Marked inflammatory narrowing in the immediate subglottis. Within the ring of arrows is the inflamed, reddened tissue, which is narrowing the airway into the shape of a slit. This man needs to be active for his work, but notices shortness of breath and noisy breathing with exertion.

Airway stenosis, after dilation (2 of 5)

Nine days after a dilation procedure, with local steroid injection and painting with Mitomycin C. The airway has widened, so that it is more oval-shaped and less slit-like. Compare with photo 1. Although a degree of stenosis remains, symptoms have subsided dramatically. For reference, asterisks mark the same points in the subglottis in this photo and the next photo.

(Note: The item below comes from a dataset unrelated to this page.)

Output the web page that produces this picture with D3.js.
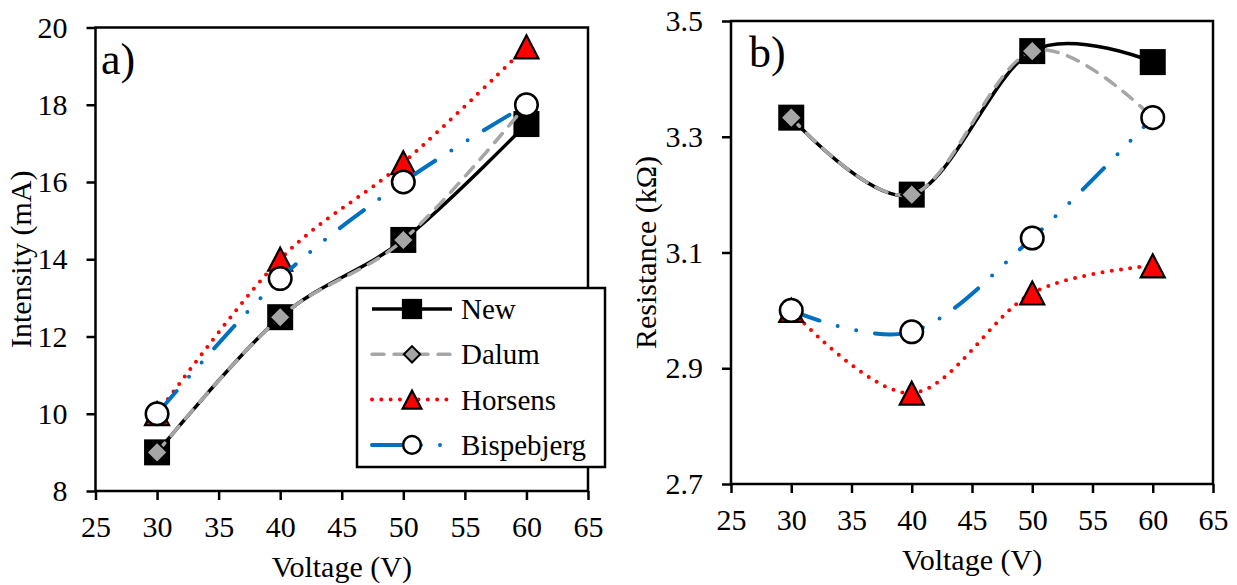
<!DOCTYPE html>
<html>
<head>
<meta charset="utf-8">
<script src="https://cdn.jsdelivr.net/npm/d3@7"></script>
<style>
  html, body { margin: 0; padding: 0; background: #fff; }
  svg text { font-family: 'Liberation Serif', 'Times New Roman', serif !important; fill: #000; }
  .axis path, .axis line { stroke: #000; stroke-width: 2.5; }
  .axis text { font-size: 30px; }
  .frame { fill: none; stroke: #000; stroke-width: 2.5; }
  .title { font-size: 30px; }
  .panel { font-size: 44px; }
  .legend text { font-size: 29px; }
</style>
</head>
<body>
<svg id="chart" width="1237" height="585"></svg>
<script>
const voltage = [30, 40, 50, 60];
const seriesNames = ['New', 'Dalum', 'Horsens', 'Bispebjerg'];

// panel a) intensity (mA)
const intensityNew     = [9, 12.5, 14.5, 17.5];
const intensityDalum   = [9, 12.5, 14.5, 18];
const intensityHorsens = [10, 14, 16.5, 19.5];
const intensityBisp    = [10, 13.5, 16, 18];

// panel b) resistance (kΩ)
const resistNew     = [3.333, 3.2, 3.448, 3.429];
const resistDalum   = [3.333, 3.2, 3.448, 3.333];
const resistHorsens = [3.0, 2.857, 3.03, 3.077];
const resistBisp    = [3.0, 2.963, 3.125, 3.333];

const xTicks = [25, 30, 35, 40, 45, 50, 55, 60, 65];
const intensityTicks = [8, 10, 12, 14, 16, 18, 20];
const resistTicks = [2.7, 2.9, 3.1, 3.3, 3.5];

const STYLE = {
  New:        { color: '#000',    width: 3.5, dash: null,               cap: 'butt',  marker: 'square' },
  Dalum:      { color: '#a6a6a6', width: 3.5, dash: '12,10',            cap: 'round', marker: 'diamond' },
  Horsens:    { color: '#ff0000', width: 4,   dash: '0,9.3',            cap: 'round', marker: 'triangle' },
  Bispebjerg: { color: '#0070c0', width: 4,   dash: '30,19,0,19,0,19',  cap: 'round', marker: 'circle' },
};

const svg = d3.select('#chart');

function drawMarker(g, kind, x, y, s) {
  if (kind === 'square') {
    g.append('rect').attr('x', x - 13 * s).attr('y', y - 13 * s)
      .attr('width', 26 * s).attr('height', 26 * s).attr('fill', '#000');
  } else if (kind === 'diamond') {
    const r = 10.5 * s;
    g.append('path').attr('d', `M${x},${y - r}L${x + r},${y}L${x},${y + r}L${x - r},${y}Z`)
      .attr('fill', '#a6a6a6').attr('stroke', '#000').attr('stroke-width', 2);
  } else if (kind === 'triangle') {
    const w = 12 * s, h = 11.5 * s;
    g.append('path').attr('d', `M${x},${y - h}L${x + w},${y + h}L${x - w},${y + h}Z`)
      .attr('fill', '#ff0000').attr('stroke', '#000').attr('stroke-width', 2.2);
  } else if (kind === 'circle') {
    g.append('circle').attr('cx', x).attr('cy', y).attr('r', 11.3 * s)
      .attr('fill', '#fff').attr('stroke', '#000').attr('stroke-width', 2.5);
  }
}

function panel(opt) {
  const x = d3.scaleLinear().domain([25, 65]).range([opt.left, opt.right]);
  const y = d3.scaleLinear().domain(opt.yDomain).range([opt.bottom, opt.top]);
  const g = svg.append('g');

  g.append('g').attr('class', 'axis')
    .attr('transform', `translate(0,${opt.bottom})`)
    .call(d3.axisBottom(x).tickValues(xTicks).tickSize(9).tickSizeOuter(0).tickPadding(16));
  g.append('g').attr('class', 'axis')
    .attr('transform', `translate(${opt.left},0)`)
    .call(d3.axisLeft(y).tickValues(opt.yTicks).tickFormat(opt.fmt).tickSize(9).tickSizeOuter(0).tickPadding(19));
  g.selectAll('.axis .domain').remove();
  g.selectAll('.axis').attr('font-family', null).attr('font-size', null);

  g.append('rect').attr('class', 'frame')
    .attr('x', opt.left).attr('y', opt.top)
    .attr('width', opt.right - opt.left).attr('height', opt.bottom - opt.top);

  g.append('text').attr('class', 'panel')
    .attr('x', opt.labelX).attr('y', opt.top + 46).text(opt.label);

  g.append('text').attr('class', 'title').attr('text-anchor', 'middle')
    .attr('x', (opt.left + opt.right) / 2).attr('y', opt.bottom + 86).text('Voltage (V)');
  g.append('text').attr('class', 'title').attr('text-anchor', 'middle')
    .attr('transform', `translate(${opt.yTitleX},${(opt.top + opt.bottom) / 2}) rotate(-90)`)
    .text(opt.yTitle);

  const line = d3.line().x(d => x(d[0])).y(d => y(d[1])).curve(d3.curveCatmullRom.alpha(0));
  const plot = g.append('g');
  opt.series.forEach((vals, i) => {
    const st = STYLE[seriesNames[i]];
    const pts = voltage.map((v, j) => [v, vals[j]]);
    plot.append('path').attr('d', line(pts)).attr('fill', 'none')
      .attr('stroke', st.color).attr('stroke-width', st.width)
      .attr('stroke-linecap', st.cap)
      .attr('stroke-dasharray', st.dash);
    pts.forEach(p => drawMarker(plot, st.marker, x(p[0]), y(p[1]), 1));
  });
  return g;
}

panel({
  left: 95.5, right: 588, top: 27.5, bottom: 491,
  yDomain: [8, 20], yTicks: intensityTicks, fmt: d3.format('d'),
  label: 'a)', labelX: 101, yTitle: 'Intensity (mA)', yTitleX: 31,
  series: [intensityNew, intensityDalum, intensityHorsens, intensityBisp],
});

panel({
  left: 731, right: 1213, top: 21, bottom: 484,
  yDomain: [2.7, 3.5], yTicks: resistTicks, fmt: d3.format('.1f'),
  label: 'b)', labelX: 749, yTitle: 'Resistance (kΩ)', yTitleX: 656,
  series: [resistNew, resistDalum, resistHorsens, resistBisp],
});

// legend (panel a)
const lg = svg.append('g').attr('class', 'legend');
lg.append('rect').attr('x', 357).attr('y', 288).attr('width', 248).attr('height', 179)
  .attr('fill', '#fff').attr('stroke', '#000').attr('stroke-width', 2.5);
seriesNames.forEach((name, i) => {
  const st = STYLE[name];
  const cy = 309 + i * 45.3;
  lg.append('line').attr('x1', 372).attr('x2', 452).attr('y1', cy).attr('y2', cy)
    .attr('stroke', st.color).attr('stroke-width', st.width)
    .attr('stroke-linecap', st.cap).attr('stroke-dasharray', st.dash);
  drawMarker(lg, st.marker, 412, cy, 0.78);
  lg.append('text').attr('x', 461).attr('y', cy).attr('dy', '0.35em').text(name);
});
</script>
</body>
</html>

Airway stenosis, after dilation (3 of 5)

Same exam, looking beyond the immediate subglottis. There is an inflammatory response that involves several centimeters of the upper trachea. Inflammatory areas often “trap” mucus, as seen here.

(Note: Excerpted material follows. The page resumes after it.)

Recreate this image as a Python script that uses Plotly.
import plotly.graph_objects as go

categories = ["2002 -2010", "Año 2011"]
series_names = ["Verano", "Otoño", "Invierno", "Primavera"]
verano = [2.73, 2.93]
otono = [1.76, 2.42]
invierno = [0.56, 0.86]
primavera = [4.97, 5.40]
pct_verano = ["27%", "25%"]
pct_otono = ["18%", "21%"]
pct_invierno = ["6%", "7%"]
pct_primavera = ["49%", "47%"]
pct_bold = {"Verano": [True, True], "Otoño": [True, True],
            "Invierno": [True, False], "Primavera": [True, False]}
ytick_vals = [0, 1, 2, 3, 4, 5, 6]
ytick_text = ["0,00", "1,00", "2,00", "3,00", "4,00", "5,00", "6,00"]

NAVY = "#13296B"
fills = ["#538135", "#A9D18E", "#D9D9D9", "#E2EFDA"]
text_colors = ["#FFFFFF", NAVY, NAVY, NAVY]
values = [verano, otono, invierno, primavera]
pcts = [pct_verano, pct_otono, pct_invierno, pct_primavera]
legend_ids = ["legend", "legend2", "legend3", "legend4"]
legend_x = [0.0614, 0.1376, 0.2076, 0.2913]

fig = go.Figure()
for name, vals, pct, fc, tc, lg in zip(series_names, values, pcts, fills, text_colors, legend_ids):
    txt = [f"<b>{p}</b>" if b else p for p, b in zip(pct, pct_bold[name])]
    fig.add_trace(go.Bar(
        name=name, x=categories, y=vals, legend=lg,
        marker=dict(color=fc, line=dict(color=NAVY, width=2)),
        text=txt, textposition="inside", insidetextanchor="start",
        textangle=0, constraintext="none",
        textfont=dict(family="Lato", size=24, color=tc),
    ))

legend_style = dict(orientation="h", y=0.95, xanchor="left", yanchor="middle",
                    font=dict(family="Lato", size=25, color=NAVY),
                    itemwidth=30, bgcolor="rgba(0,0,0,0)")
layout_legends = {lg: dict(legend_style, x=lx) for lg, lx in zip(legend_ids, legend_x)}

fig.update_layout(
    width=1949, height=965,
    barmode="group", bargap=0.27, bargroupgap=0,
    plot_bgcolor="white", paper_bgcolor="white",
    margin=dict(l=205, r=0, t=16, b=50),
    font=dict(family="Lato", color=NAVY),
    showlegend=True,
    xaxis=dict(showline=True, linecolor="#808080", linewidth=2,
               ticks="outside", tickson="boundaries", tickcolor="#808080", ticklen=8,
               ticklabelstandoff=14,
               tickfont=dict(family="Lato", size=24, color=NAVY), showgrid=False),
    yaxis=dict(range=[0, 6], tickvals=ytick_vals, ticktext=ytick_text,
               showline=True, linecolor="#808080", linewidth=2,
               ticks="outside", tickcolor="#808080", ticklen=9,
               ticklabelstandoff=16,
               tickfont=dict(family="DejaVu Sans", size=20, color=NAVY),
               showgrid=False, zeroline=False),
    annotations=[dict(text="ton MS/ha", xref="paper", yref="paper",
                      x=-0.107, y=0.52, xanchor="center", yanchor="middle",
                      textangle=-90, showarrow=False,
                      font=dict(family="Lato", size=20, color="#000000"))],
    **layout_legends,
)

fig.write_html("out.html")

Airway stenosis, before another dilation (4 of 5)

Now five months after the dilation procedure mentioned in photos 2 and 3. The patient has been receiving systemic treatment with methotrexate and prednisone. General appearance of the inflammation has decreased. In spite of this, as expected, the stenosis has persisted (dotted oval shows the estimated caliber or width of a normal airway) and symptoms have gradually increased. Thus, another dilation was scheduled for the next day.

Airway stenosis, after another dilation (5 of 5)

A week after photo 4, following the most recent dilation. There is expected immediate postoperative inflammation and an increase in the airway’s caliber or width by an estimated 30% (dotted oval again shows the estimated caliber or width of a normal airway; compare with photo 4). Symptoms are again abolished.